### Source data

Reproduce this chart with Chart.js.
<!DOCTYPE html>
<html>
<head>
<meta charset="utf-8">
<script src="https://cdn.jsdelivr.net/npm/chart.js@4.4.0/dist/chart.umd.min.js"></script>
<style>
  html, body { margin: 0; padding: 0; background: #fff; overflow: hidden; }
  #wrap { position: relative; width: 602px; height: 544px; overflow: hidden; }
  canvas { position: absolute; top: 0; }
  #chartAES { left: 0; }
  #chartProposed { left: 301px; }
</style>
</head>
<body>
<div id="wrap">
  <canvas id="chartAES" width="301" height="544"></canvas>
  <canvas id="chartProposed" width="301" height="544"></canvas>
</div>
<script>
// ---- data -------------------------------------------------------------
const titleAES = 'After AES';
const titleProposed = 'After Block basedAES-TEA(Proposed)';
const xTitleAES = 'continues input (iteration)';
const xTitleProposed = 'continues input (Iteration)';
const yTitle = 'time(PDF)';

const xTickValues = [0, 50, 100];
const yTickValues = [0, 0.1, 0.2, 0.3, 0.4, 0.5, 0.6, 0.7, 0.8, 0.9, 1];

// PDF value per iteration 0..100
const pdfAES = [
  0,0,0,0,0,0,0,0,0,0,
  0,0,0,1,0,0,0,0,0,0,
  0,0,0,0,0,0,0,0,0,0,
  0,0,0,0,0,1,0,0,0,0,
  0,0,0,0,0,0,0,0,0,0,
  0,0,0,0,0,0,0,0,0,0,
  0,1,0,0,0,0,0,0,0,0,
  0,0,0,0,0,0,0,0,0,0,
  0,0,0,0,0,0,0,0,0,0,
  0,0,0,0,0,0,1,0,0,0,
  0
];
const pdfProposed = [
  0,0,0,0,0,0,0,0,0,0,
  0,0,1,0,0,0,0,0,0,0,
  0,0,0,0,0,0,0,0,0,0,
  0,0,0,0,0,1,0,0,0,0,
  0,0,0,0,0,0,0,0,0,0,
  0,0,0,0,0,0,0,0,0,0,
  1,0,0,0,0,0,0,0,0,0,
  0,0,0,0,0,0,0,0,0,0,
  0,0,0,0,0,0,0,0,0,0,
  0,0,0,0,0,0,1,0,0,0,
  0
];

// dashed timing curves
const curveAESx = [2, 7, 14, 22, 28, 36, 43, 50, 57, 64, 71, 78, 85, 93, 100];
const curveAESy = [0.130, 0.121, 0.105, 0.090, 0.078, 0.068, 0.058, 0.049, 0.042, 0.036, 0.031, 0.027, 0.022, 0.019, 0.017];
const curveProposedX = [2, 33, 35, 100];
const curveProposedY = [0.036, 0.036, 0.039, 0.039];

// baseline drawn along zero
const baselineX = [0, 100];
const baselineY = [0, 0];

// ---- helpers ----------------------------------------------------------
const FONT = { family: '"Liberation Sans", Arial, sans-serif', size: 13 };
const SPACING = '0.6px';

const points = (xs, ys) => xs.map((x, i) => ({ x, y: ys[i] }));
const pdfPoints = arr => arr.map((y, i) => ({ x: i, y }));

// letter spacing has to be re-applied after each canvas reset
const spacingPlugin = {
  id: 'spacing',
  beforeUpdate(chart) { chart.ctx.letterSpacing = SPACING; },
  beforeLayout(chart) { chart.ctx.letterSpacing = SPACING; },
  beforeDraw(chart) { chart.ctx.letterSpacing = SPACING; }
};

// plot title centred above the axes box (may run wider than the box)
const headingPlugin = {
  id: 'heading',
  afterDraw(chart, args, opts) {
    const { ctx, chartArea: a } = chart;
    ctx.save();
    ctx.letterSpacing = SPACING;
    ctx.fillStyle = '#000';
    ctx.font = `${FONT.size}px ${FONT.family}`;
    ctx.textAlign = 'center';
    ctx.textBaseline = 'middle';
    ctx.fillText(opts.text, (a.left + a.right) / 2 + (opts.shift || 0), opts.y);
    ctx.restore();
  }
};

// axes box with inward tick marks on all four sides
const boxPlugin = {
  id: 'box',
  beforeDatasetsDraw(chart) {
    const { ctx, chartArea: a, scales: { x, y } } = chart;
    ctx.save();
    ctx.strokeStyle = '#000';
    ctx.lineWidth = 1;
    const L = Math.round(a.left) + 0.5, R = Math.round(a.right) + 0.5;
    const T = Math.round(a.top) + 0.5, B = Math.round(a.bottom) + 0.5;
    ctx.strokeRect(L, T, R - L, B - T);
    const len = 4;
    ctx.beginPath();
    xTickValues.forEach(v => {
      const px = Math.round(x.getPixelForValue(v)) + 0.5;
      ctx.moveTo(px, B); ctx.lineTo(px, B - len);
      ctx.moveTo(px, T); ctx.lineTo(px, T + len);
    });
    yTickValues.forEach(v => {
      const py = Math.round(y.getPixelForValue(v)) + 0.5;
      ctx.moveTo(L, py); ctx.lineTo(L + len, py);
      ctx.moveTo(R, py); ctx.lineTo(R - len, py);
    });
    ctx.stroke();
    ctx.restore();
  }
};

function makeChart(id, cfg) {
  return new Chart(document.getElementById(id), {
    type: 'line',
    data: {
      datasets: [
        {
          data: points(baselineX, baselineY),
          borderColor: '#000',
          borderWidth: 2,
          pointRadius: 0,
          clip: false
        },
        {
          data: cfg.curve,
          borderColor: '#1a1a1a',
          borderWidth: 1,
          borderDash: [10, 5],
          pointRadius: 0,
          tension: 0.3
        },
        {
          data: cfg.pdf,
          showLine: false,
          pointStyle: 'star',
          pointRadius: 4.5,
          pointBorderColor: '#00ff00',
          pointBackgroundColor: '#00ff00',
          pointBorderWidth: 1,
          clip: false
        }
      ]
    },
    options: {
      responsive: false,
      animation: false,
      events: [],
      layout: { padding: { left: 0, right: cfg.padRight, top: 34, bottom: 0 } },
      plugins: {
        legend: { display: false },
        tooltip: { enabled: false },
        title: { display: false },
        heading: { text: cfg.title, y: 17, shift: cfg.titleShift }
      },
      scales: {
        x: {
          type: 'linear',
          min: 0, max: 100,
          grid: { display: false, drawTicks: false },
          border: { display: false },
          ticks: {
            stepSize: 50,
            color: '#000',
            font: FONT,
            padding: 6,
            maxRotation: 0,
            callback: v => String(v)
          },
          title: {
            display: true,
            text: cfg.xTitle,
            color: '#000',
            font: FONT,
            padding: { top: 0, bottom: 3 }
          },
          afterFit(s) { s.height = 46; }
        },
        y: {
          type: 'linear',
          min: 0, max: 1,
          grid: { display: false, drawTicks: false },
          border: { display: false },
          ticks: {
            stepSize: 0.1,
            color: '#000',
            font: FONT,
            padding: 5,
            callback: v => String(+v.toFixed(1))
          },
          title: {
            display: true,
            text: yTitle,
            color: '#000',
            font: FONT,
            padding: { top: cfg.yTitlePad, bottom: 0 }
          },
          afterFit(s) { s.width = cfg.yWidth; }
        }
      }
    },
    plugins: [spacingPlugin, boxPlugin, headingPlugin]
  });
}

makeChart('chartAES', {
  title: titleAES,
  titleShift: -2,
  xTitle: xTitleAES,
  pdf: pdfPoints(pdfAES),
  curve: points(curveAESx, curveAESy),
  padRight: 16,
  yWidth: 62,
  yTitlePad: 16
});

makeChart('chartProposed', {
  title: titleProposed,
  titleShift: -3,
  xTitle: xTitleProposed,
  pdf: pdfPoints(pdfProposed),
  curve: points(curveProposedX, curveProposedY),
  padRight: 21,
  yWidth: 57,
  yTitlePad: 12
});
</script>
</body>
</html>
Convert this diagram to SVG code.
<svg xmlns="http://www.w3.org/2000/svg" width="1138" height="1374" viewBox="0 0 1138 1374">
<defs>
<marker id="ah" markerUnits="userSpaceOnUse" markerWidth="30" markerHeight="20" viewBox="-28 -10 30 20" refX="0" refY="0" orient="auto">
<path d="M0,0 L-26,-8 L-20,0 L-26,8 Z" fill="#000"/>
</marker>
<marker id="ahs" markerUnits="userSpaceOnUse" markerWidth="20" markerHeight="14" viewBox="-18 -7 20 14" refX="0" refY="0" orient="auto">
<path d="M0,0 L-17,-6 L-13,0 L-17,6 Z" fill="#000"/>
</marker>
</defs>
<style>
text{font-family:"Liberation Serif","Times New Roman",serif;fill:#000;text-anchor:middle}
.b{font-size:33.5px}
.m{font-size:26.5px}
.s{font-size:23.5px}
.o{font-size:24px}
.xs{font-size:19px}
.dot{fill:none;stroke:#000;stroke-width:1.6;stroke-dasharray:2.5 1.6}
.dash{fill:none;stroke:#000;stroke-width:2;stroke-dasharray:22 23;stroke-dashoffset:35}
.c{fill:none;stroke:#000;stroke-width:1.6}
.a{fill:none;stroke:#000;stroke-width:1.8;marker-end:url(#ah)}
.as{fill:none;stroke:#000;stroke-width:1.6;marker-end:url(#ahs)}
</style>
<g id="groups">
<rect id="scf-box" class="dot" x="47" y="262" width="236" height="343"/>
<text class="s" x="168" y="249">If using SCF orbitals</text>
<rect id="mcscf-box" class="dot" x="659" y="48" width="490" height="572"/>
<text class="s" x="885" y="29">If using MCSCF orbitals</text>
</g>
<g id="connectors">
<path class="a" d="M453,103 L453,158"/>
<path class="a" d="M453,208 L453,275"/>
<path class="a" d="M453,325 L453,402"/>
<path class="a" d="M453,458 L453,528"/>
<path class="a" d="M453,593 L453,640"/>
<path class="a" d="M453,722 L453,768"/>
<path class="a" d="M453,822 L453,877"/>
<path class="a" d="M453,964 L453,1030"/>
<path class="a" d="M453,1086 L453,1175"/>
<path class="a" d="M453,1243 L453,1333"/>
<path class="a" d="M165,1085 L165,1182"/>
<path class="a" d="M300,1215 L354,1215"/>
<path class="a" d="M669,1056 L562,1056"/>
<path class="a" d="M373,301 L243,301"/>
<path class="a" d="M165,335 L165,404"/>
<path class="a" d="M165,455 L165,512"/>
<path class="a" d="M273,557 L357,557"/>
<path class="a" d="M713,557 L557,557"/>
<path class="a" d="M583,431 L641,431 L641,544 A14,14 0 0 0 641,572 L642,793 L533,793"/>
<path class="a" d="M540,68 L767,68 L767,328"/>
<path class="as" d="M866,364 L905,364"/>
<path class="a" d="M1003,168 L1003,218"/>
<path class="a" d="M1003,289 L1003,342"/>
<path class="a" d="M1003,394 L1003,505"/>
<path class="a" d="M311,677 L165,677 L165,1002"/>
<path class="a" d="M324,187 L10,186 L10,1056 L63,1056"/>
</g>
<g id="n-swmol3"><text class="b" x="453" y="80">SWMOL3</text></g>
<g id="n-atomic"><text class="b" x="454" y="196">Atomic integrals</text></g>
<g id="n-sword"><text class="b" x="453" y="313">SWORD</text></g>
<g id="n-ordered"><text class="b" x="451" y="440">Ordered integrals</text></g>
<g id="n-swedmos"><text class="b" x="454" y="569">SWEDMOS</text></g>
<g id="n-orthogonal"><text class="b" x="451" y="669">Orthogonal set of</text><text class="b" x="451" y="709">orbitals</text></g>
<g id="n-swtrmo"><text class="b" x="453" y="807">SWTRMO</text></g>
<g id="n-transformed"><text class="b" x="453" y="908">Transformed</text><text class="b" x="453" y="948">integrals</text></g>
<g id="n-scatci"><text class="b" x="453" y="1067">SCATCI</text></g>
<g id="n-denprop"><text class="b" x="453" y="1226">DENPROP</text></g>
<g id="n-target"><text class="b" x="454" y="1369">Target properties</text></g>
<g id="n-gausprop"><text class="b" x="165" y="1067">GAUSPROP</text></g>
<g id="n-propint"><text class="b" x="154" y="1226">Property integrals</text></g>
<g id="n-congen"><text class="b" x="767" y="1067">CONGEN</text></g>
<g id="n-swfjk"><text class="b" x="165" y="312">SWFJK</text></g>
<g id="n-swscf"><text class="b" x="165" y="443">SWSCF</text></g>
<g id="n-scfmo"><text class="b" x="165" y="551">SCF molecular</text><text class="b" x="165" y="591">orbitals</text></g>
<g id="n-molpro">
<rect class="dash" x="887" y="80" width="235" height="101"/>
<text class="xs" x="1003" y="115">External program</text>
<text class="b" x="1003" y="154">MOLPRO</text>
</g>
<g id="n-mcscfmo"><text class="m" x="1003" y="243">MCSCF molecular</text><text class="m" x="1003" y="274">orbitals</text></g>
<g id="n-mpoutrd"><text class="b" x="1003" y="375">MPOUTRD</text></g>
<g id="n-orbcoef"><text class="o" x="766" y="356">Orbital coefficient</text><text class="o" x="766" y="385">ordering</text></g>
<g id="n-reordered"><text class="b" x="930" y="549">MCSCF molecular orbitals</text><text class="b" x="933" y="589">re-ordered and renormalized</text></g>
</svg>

### Directions
Print, please, the lines above from the very first through the one that holds "const yTitle = 'time(PDF)';", both included, word for word and with nothing else.

### Output of the exercise
Reproduce this chart with Chart.js.
<!DOCTYPE html>
<html>
<head>
<meta charset="utf-8">
<script src="https://cdn.jsdelivr.net/npm/chart.js@4.4.0/dist/chart.umd.min.js"></script>
<style>
  html, body { margin: 0; padding: 0; background: #fff; overflow: hidden; }
  #wrap { position: relative; width: 602px; height: 544px; overflow: hidden; }
  canvas { position: absolute; top: 0; }
  #chartAES { left: 0; }
  #chartProposed { left: 301px; }
</style>
</head>
<body>
<div id="wrap">
  <canvas id="chartAES" width="301" height="544"></canvas>
  <canvas id="chartProposed" width="301" height="544"></canvas>
</div>
<script>
// ---- data -------------------------------------------------------------
const titleAES = 'After AES';
const titleProposed = 'After Block basedAES-TEA(Proposed)';
const xTitleAES = 'continues input (iteration)';
const xTitleProposed = 'continues input (Iteration)';
const yTitle = 'time(PDF)';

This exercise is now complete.